Ahh, it's all too believeable, the kind of absurd but just-plausible-enough claim this series loves to tease us with. Equally tricky: does Miranda Hart begin every Christmas Day with a cigar in bed? Did Stephen Mangan name his puppy after a gravestone?

As usual, the panellists' festive fibs are great excuses for repartee, cross-examination and stories with more embroidery than a Downton dressing gown. But it's beautifully, stupidly funny, not least because everybody looks like they're having such a blast, so we do too.

David Butcher, Radio Times, 23rd December 2013

BBC announces Christmas comedies

Christmas specials featuring David Jason, John Bishop, Catherine Tate, David Walliams, Rab C Nesbitt and more feature in the BBC's festive schedule.

British Comedy Guide, 26th November 2013

A drum roll, please, for the much-anticipated, always enjoyable offcuts episode. These are the attempts by celebrities to fool other celebrities that ended up on the cutting room floor, not because they weren't funny (they are) but because they were surplus to requirements - or just a bit too guessable.

But we can still revel in Charles Dance's claim that he answers the phone in a Belfast accent or Dermot O'Leary's obsessive approach to stacking crockery. Best of all is a duel between Lee Mack and Richard Osman over whether the latter invented a superhero called Snooker Table Man as a child. We're fairly sure Osman is improvising furiously, but if he is, he's doing a great job...

David Butcher, Radio Times, 6th September 2013

A wonderfully enjoyable edition opens with Jimmy Carr claiming that he was given coffee in his bottle as a baby and progresses through the idea that Susanna Reid may have held the Breakfast team's speed record for drinking a pint of beer ("How big are your glugs?" enquires host Rob Brydon) and that Dave Myers of The Hairy Bikers once spent Christmas locked inside a bank.
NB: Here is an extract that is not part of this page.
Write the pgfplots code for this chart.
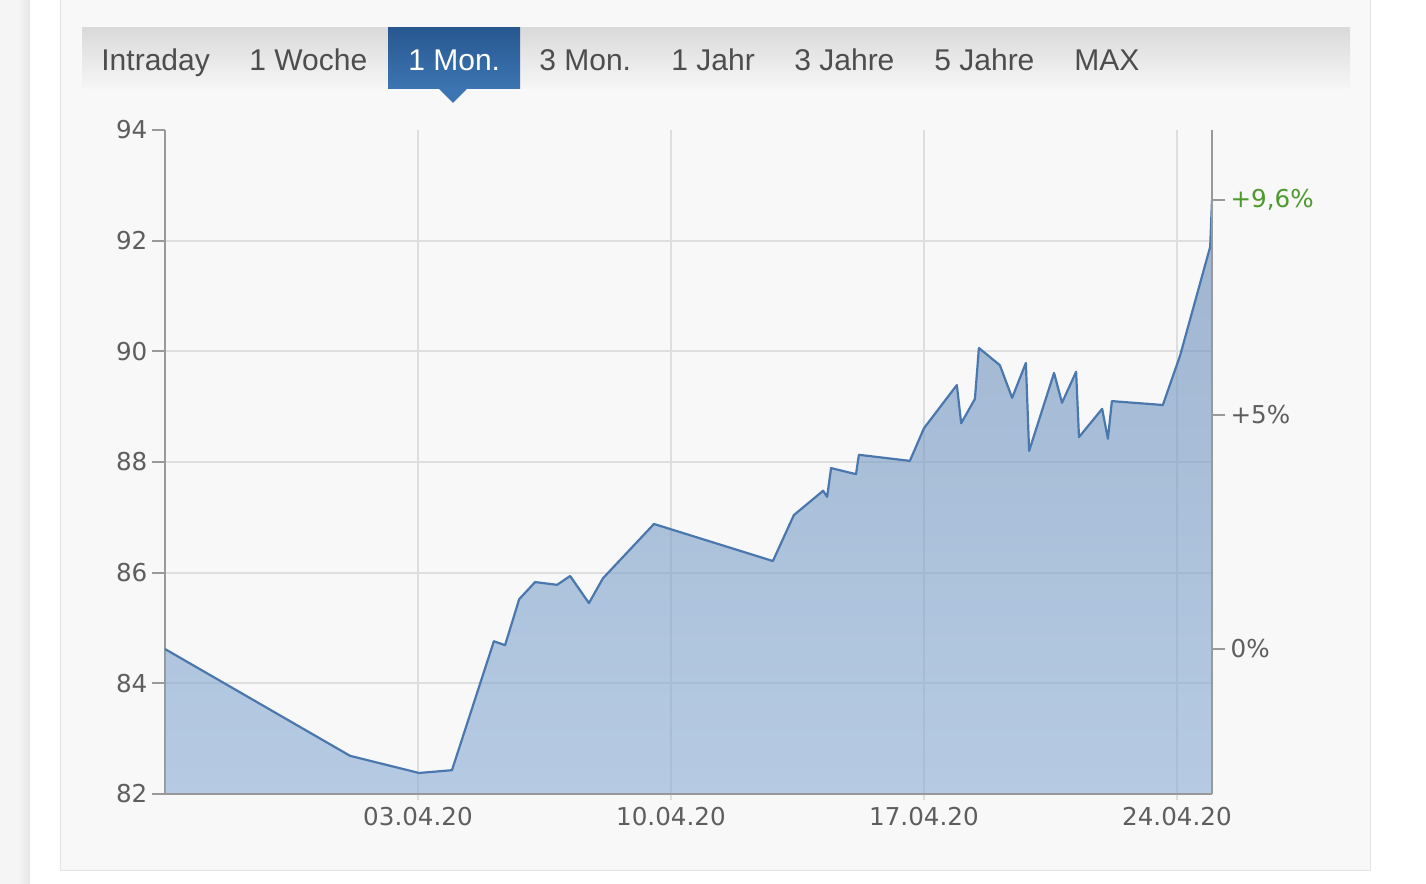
\documentclass[border=0pt]{standalone}
\usepackage{pgfplots}
\pgfplotsset{compat=1.18}
\usepackage{pgfplotstable}
\usepackage{fontspec}
\setmainfont{Liberation Sans}
\newfontfamily\tickfont{DejaVu Sans}

\definecolor{panelbg}{HTML}{F8F8F8}
\definecolor{panelborder}{HTML}{E3E3E3}
\definecolor{stripbg}{HTML}{F5F5F5}
\definecolor{stripdark}{HTML}{E6E6E6}
\definecolor{tabtop}{HTML}{DADADA}
\definecolor{tabbot}{HTML}{F6F6F6}
\definecolor{tabtext}{HTML}{4D4D4D}
\definecolor{seltop}{HTML}{285890}
\definecolor{selbot}{HTML}{3C75B2}
\definecolor{axisgray}{HTML}{999999}
\definecolor{gridcol}{HTML}{DEDEDE}
\definecolor{ticktext}{HTML}{5E5E5E}
\definecolor{pctgreen}{HTML}{4E9A2E}
\definecolor{linecol}{HTML}{4A78AE}
\definecolor{filltop}{HTML}{6488B5}
\definecolor{fillbot}{HTML}{8AADD5}

% days since 27.03.2020, price
\pgfplotstableread{
day   kurs
0     84.62
5.12  82.69
7.03  82.38
7.94  82.43
9.10  84.76
9.41  84.69
9.80  85.52
10.24 85.83
10.85 85.78
11.21 85.94
11.73 85.45
12.12 85.90
13.53 86.88
16.82 86.21
17.40 87.04
18.21 87.48
18.32 87.37
18.43 87.89
19.12 87.78
19.20 88.13
20.61 88.02
21.00 88.61
21.91 89.39
22.03 88.70
22.41 89.14
22.52 90.06
23.10 89.75
23.44 89.16
23.82 89.79
23.91 88.20
24.60 89.61
24.82 89.07
25.21 89.63
25.29 88.45
25.93 88.96
26.09 88.42
26.20 89.10
27.61 89.03
28.09 89.93
28.92 91.89
28.97 92.73
}\kurs

\begin{document}
\begin{tikzpicture}[x=0.5pt,y=0.5pt]
\useasboundingbox (0,0) rectangle (1426,884);
\fill[white] (0,0) rectangle (1426,884);
% left strip
\fill[stripbg] (0,0) rectangle (30,884);
\shade[left color=stripbg, right color=stripdark] (18,0) rectangle (30,884);
% panel
\fill[panelbg] (60,14) rectangle (1371,884);
\draw[panelborder, line width=0.8pt] (60.5,884) -- (60.5,13.5) -- (1370.5,13.5) -- (1370.5,884);
% tab bar
\shade[top color=tabtop, bottom color=tabbot] (82,795) rectangle (1350,856);
\shade[top color=seltop, bottom color=selbot] (388,795) rectangle (520,856);
\fill[selbot] (438,796) -- (468,796) -- (453,781) -- cycle;
\begin{scope}[every node/.style={anchor=base west, inner sep=0pt, text=tabtext, font=\fontsize{15}{18}\selectfont}]
\node at (101,813.5) {Intraday};
\node at (249,813.5) {1 Woche};
\node[text=white] at (408,813.5) {1 Mon.};
\node at (539,813.5) {3 Mon.};
\node at (671,813.5) {1 Jahr};
\node at (794,813.5) {3 Jahre};
\node at (934,813.5) {5 Jahre};
\node at (1074,813.5) {MAX};
\end{scope}

\pgfplotsset{chartbase/.style={
  at={(82.5pt,45pt)}, anchor=south west,
  width=523.5pt, height=332pt, scale only axis,
  xmin=0, xmax=28.97, ymin=82, ymax=94,
  axis line style={draw=axisgray, line width=1pt, -},
  tick align=outside,
  ticklabel style={font=\tickfont\fontsize{12.3}{14}\selectfont, text=ticktext},
  /pgf/number format/assume math mode=true,
}}

\begin{axis}[chartbase,
  axis x line*=bottom, axis y line*=left,
  xtick={7,14,21,28},
  xticklabels={03.04.20,10.04.20,17.04.20,24.04.20},
  ytick={82,84,...,92},
  extra y ticks={94}, extra tick style={grid=none},
  xmajorgrids, ymajorgrids,
  grid style={draw=gridcol, line width=1pt},
  ytick style={draw=axisgray, line width=1pt, /pgfplots/major tick length=6.5pt},
  xtick style={draw=gridcol, line width=1pt, /pgfplots/major tick length=3pt},
  yticklabel style={xshift=-1pt},
  xticklabel style={yshift=1pt},
]
\addplot[draw=none, top color=filltop, bottom color=fillbot, fill opacity=0.6] table[x=day, y=kurs] {\kurs} \closedcycle;
\addplot[draw=linecol, line width=1.1pt, line join=round, mark=none] table[x=day, y=kurs] {\kurs};
\draw[axisgray, line width=1pt] (axis cs:0,82) -- (axis cs:28.97,82);
\end{axis}

\begin{axis}[chartbase,
  axis x line=none, axis y line*=right,
  ytick={84.62,88.85,92.74},
  yticklabels={0\%,+5\%,{\textcolor{pctgreen}{+9,6\%}}},
  ytick style={draw=axisgray, line width=1pt, /pgfplots/major tick length=6.5pt},
  yticklabel style={xshift=1.5pt},
]
\end{axis}
\end{tikzpicture}
\end{document}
All these prompt enjoyable cross-examination but, as so often, it's David Mitchell's mock-exasperation that really lights the comic touchpaper. "We've been doing this show for a thousand years!" he wails at one point to Lee Mack. "I know everything about you, including the fact that you did not learn to drive in a hearse."

David Butcher, Radio Times, 28th June 2013

Rob Brydon manfully steers the quiz show in which a talent for lying about your life leads to victory, especially if the opposition is vulnerable to having the wool pulled over their eyes. Tonight, Lee Mack is flanked by Getting On star Joanna Scanlan and Henning Wehn, German Comedy Ambassador to Great Britain. The opposition is led by David Mitchell, skipping alongside Olympic golden jumper Greg Rutherford and Desert Island Discs jockey Kirsty Young, who claims she has five chickens all named after her favourite newsreaders. Please let it be true.
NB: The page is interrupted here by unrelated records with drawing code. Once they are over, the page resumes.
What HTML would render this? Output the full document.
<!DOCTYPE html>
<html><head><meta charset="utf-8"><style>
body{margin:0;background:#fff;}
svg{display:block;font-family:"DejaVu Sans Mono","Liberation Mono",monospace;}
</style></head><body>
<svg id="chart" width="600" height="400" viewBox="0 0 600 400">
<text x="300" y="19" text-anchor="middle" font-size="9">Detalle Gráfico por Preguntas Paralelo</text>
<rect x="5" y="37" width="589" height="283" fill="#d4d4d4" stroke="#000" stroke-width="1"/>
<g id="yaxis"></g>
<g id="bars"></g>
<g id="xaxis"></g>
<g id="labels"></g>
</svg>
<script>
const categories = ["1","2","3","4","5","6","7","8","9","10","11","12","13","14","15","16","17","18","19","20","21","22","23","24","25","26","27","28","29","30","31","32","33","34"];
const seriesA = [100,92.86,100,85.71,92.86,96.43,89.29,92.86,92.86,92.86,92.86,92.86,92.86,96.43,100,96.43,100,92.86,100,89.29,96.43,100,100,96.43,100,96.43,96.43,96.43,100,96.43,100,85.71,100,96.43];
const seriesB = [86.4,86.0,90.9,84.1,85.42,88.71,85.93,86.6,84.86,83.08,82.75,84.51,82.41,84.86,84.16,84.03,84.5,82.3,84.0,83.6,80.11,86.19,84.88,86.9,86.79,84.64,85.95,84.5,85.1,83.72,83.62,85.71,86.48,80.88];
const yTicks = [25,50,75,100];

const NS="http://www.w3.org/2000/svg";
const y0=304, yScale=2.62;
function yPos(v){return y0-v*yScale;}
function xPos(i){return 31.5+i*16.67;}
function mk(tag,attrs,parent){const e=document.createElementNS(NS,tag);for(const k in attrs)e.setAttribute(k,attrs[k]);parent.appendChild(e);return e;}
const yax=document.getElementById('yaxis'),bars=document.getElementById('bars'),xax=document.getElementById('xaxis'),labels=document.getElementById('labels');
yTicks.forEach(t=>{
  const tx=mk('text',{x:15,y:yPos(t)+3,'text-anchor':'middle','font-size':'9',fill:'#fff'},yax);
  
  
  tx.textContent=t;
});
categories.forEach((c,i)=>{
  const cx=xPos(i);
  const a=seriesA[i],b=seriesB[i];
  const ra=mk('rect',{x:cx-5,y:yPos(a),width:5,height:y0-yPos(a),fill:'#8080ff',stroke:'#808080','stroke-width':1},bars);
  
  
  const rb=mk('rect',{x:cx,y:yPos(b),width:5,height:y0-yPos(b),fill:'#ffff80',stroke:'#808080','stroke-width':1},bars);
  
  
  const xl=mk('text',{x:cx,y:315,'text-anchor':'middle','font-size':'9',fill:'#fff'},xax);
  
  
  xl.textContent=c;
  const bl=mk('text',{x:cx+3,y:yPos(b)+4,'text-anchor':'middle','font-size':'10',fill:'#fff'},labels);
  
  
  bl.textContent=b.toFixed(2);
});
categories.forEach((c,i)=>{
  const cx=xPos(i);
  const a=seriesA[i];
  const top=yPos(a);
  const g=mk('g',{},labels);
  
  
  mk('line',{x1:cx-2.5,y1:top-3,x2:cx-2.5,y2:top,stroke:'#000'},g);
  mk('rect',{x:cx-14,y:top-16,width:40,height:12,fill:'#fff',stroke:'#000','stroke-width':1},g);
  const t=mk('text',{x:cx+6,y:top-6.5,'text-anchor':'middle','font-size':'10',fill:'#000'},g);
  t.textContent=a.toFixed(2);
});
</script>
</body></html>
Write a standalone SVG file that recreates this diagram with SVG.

Carol Carter and Larushka Ivan-Zadeh, Metro, 21st June 2013

Picture if you will, David Mitchell on a stag weekend in Cornwall, taking some time out to have a surfing lesson. Are you struggling? Yes, Lee Mack struggles with the idea, too, so he challenges Mitchell to demonstrate his technique for going from prone to standing on the board. The series is all the better for serving up these occasional gems of physical comedy among the verbal sparring.

Meanwhile, German stand-up Henning Wehn applies his bracing vowel sounds to a travelling yarn about Spanish trains, Moroccan enclaves, Interpol and a suitcase full of books. It's so bizarre, he convinces Mitchell's team it must be true. But is it?
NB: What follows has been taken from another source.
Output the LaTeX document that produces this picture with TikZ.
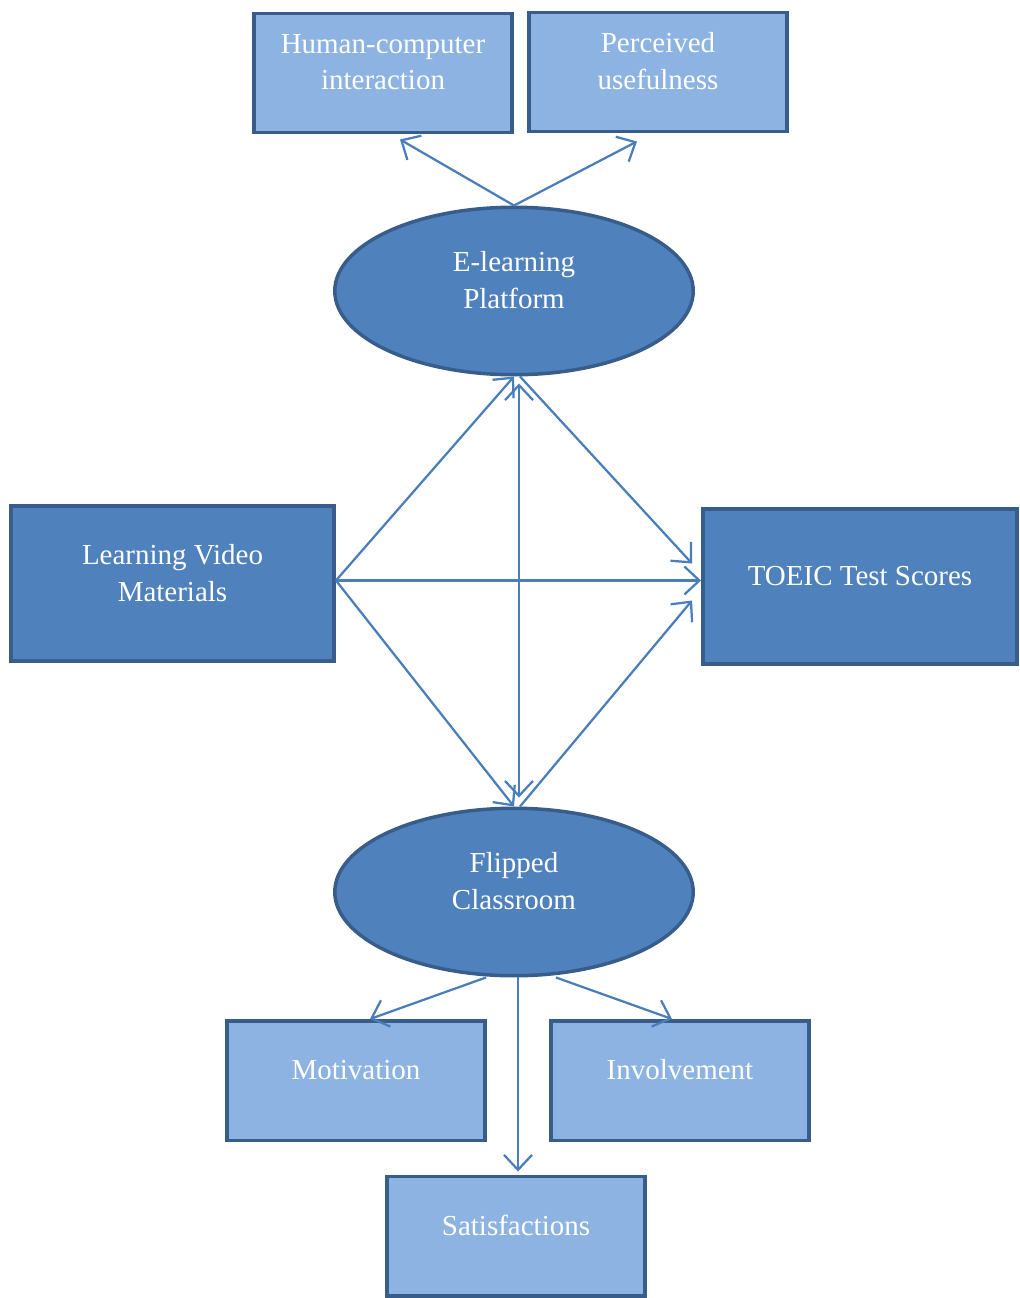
\documentclass[tikz,border=0pt]{standalone}
\usepackage{fontspec}
\setmainfont{Liberation Serif}
\usetikzlibrary{shapes.geometric,arrows.meta}

\definecolor{boxdark}{HTML}{4F81BD}
\definecolor{boxlight}{HTML}{8DB3E2}
\definecolor{boxline}{HTML}{385D8A}
\definecolor{arrowblue}{HTML}{4A7EBB}

\tikzset{
  block/.style={rectangle,draw=boxline,line width=0.07cm,text=white,align=center,
    inner sep=0pt,text depth=0.44cm,font=\fontsize{16.5}{21}\selectfont},
  lightblock/.style={block,fill=boxlight,minimum width=5.17cm,minimum height=2.39cm},
  darkblock/.style={block,fill=boxdark,minimum height=3.11cm},
  oval/.style={block,ellipse,fill=boxdark,minimum width=7.17cm,minimum height=3.35cm},
  barb/.tip={Straight Barb[length=0.3cm,width=0.56cm]},
  link/.style={arrowblue,line width=0.045cm,-barb}
}

\begin{document}
\begin{tikzpicture}[x=0.02cm,y=-0.02cm]
\useasboundingbox (0,0) rectangle (1020,1298);

% upper part
\node[lightblock]	(hci)	at (383,73)	{Human-computer\\interaction};
\node[lightblock]	(pu)	at (658,72)	{Perceived\\usefulness};
\node[oval]		(elp)	at (514,291)	{E-learning\\Platform};

% middle
\node[darkblock,minimum width=6.47cm]	(lvm)	at (172.5,583.5)	{Learning Video\\Materials};
\node[darkblock,minimum width=6.29cm]	(tts)	at (860,586.5)	{TOEIC Test Scores};

% lower part
\node[oval]		(fc)	at (514,892)	{Flipped\\Classroom};
\node[lightblock]	(mot)	at (356,1080.5)	{Motivation};
\node[lightblock]	(inv)	at (680,1080.5)	{Involvement};
\node[lightblock]	(sat)	at (516,1236)	{Satisfactions};

\path[link]	(elp.north)	edge	([shift={(17,5)}]hci.south)
				edge	([shift={(-21,8)}]pu.south)
	([shift={(0,-3)}]lvm.east)	edge	(elp.south)
				edge	([shift={(0,-6)}]tts.west)
				edge	(fc.north)
	([shift={(6,0)}]elp.south)	edge	([shift={(-9,-23)}]tts.west)
	([shift={(6,0)}]fc.north)	edge	([shift={(-9,14)}]tts.west)
	([shift={(-28,0)}]fc.south)	edge	([shift={(14,0)}]mot.north)
	([shift={(42,0)}]fc.south)	edge	([shift={(-8,0)}]inv.north)
	([shift={(4,0)}]fc.south)	edge	([shift={(2,-3)}]sat.north);
\draw[link,barb-barb]	([shift={(5,7)}]elp.south) -- ([shift={(5,-9)}]fc.north);
\end{tikzpicture}
\end{document}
David Butcher, Radio Times, 21st June 2013

In the last series, Bob Mortimer was responsible for one of the show's classic moments when he claimed to be able to tear an apple in half with his bare hands. After an interrogation by David Mitchell that reduced Patsy Kensit to hysterics, Mitchell's team decided he was lying. He wasn't - and, to everyone's delight, he proved it.

Mortimer returns tonight and we can only hope for similarly priceless TV. Other guests include RT's own Sarah Millican (who once claimed on the show to have weed on a car seat and blamed it on the dog) and actor David Harewood. If we don't get a Homeland-related anecdote/fabrication from him, it'll be very disappointing.